Data segment:
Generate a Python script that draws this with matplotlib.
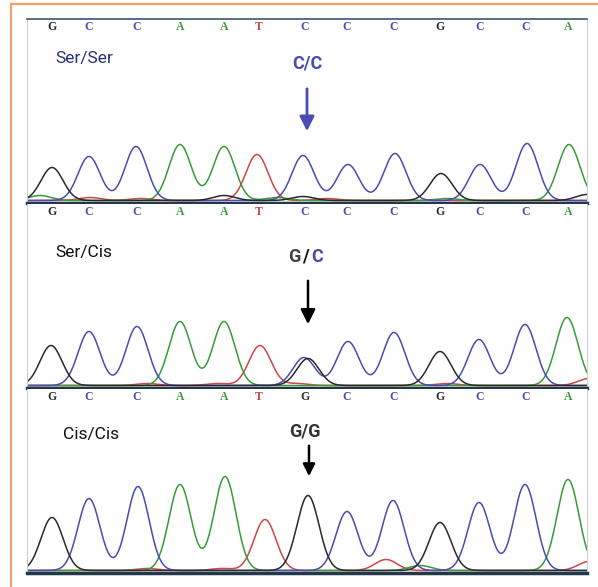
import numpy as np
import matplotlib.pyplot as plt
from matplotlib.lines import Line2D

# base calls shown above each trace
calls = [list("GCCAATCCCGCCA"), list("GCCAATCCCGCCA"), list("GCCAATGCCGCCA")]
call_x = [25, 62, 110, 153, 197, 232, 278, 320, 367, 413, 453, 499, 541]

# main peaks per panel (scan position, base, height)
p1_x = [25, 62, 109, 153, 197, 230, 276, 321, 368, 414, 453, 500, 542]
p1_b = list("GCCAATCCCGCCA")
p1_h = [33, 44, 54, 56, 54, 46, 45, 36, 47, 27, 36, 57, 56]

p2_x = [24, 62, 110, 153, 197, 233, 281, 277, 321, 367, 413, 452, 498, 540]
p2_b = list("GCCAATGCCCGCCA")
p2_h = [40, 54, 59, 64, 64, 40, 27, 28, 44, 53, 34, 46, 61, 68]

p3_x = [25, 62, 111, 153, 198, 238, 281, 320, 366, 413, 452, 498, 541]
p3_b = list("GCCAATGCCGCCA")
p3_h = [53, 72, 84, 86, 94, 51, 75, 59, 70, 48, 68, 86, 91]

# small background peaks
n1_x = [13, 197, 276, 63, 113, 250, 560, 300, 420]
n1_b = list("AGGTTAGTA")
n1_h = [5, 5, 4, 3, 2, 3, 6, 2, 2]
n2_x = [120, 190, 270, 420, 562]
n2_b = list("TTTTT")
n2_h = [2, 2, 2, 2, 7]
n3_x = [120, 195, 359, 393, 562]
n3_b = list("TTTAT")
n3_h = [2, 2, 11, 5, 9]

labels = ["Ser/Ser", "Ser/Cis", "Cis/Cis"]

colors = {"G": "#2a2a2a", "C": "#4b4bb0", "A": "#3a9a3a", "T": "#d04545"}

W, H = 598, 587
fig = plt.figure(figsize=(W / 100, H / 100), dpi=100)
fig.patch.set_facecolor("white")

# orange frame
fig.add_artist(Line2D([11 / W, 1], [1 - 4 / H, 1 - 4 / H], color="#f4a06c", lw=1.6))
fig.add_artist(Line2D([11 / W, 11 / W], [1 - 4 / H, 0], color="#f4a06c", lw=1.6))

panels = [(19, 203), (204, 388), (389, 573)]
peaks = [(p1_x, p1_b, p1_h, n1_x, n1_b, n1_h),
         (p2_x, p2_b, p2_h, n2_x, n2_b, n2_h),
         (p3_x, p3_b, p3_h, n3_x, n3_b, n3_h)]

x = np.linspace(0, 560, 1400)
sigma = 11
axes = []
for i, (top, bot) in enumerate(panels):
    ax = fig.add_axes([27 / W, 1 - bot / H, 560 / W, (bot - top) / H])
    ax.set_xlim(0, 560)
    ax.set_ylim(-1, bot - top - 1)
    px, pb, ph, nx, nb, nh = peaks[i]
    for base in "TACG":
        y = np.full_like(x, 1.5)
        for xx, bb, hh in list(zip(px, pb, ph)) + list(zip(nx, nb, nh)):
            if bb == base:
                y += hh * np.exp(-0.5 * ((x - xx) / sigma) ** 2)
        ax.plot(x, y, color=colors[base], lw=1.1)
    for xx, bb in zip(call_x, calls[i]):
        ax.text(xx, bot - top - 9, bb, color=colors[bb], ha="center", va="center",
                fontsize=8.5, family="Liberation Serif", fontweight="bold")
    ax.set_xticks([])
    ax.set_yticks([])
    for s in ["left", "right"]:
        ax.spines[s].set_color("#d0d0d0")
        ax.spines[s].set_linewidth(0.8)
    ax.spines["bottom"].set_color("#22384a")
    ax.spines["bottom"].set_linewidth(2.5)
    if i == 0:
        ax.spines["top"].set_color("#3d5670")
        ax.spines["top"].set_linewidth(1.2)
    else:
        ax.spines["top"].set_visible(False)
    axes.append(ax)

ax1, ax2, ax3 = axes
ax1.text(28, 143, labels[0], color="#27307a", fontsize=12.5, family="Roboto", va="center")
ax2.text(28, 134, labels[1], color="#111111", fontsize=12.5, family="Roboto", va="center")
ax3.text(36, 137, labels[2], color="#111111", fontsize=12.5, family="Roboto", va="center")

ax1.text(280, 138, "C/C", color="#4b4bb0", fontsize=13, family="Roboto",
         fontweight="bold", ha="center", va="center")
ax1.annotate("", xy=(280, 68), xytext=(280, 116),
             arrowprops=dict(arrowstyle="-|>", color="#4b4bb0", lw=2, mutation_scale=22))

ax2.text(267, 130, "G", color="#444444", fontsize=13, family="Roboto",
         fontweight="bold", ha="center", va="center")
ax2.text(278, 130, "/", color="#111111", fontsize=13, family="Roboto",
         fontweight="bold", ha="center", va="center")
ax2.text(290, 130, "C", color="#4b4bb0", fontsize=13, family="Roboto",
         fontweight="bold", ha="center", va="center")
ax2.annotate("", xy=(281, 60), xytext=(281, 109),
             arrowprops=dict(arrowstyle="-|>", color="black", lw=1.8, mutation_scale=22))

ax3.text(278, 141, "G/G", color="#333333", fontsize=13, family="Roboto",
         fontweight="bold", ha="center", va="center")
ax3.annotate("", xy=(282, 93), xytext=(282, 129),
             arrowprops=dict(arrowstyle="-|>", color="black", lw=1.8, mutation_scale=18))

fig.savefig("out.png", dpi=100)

Goal: Return the material line for line, from its beginning to the line that contains "fig.add_artist(Line2D([11 / W, 11", with the pictures left out.

Reply to the task:
Generate a Python script that draws this with matplotlib.
import numpy as np
import matplotlib.pyplot as plt
from matplotlib.lines import Line2D

# base calls shown above each trace
calls = [list("GCCAATCCCGCCA"), list("GCCAATCCCGCCA"), list("GCCAATGCCGCCA")]
call_x = [25, 62, 110, 153, 197, 232, 278, 320, 367, 413, 453, 499, 541]

# main peaks per panel (scan position, base, height)
p1_x = [25, 62, 109, 153, 197, 230, 276, 321, 368, 414, 453, 500, 542]
p1_b = list("GCCAATCCCGCCA")
p1_h = [33, 44, 54, 56, 54, 46, 45, 36, 47, 27, 36, 57, 56]

p2_x = [24, 62, 110, 153, 197, 233, 281, 277, 321, 367, 413, 452, 498, 540]
p2_b = list("GCCAATGCCCGCCA")
p2_h = [40, 54, 59, 64, 64, 40, 27, 28, 44, 53, 34, 46, 61, 68]

p3_x = [25, 62, 111, 153, 198, 238, 281, 320, 366, 413, 452, 498, 541]
p3_b = list("GCCAATGCCGCCA")
p3_h = [53, 72, 84, 86, 94, 51, 75, 59, 70, 48, 68, 86, 91]

# small background peaks
n1_x = [13, 197, 276, 63, 113, 250, 560, 300, 420]
n1_b = list("AGGTTAGTA")
n1_h = [5, 5, 4, 3, 2, 3, 6, 2, 2]
n2_x = [120, 190, 270, 420, 562]
n2_b = list("TTTTT")
n2_h = [2, 2, 2, 2, 7]
n3_x = [120, 195, 359, 393, 562]
n3_b = list("TTTAT")
n3_h = [2, 2, 11, 5, 9]

labels = ["Ser/Ser", "Ser/Cis", "Cis/Cis"]

colors = {"G": "#2a2a2a", "C": "#4b4bb0", "A": "#3a9a3a", "T": "#d04545"}

W, H = 598, 587
fig = plt.figure(figsize=(W / 100, H / 100), dpi=100)
fig.patch.set_facecolor("white")

# orange frame
fig.add_artist(Line2D([11 / W, 1], [1 - 4 / H, 1 - 4 / H], color="#f4a06c", lw=1.6))
fig.add_artist(Line2D([11 / W, 11 / W], [1 - 4 / H, 0], color="#f4a06c", lw=1.6))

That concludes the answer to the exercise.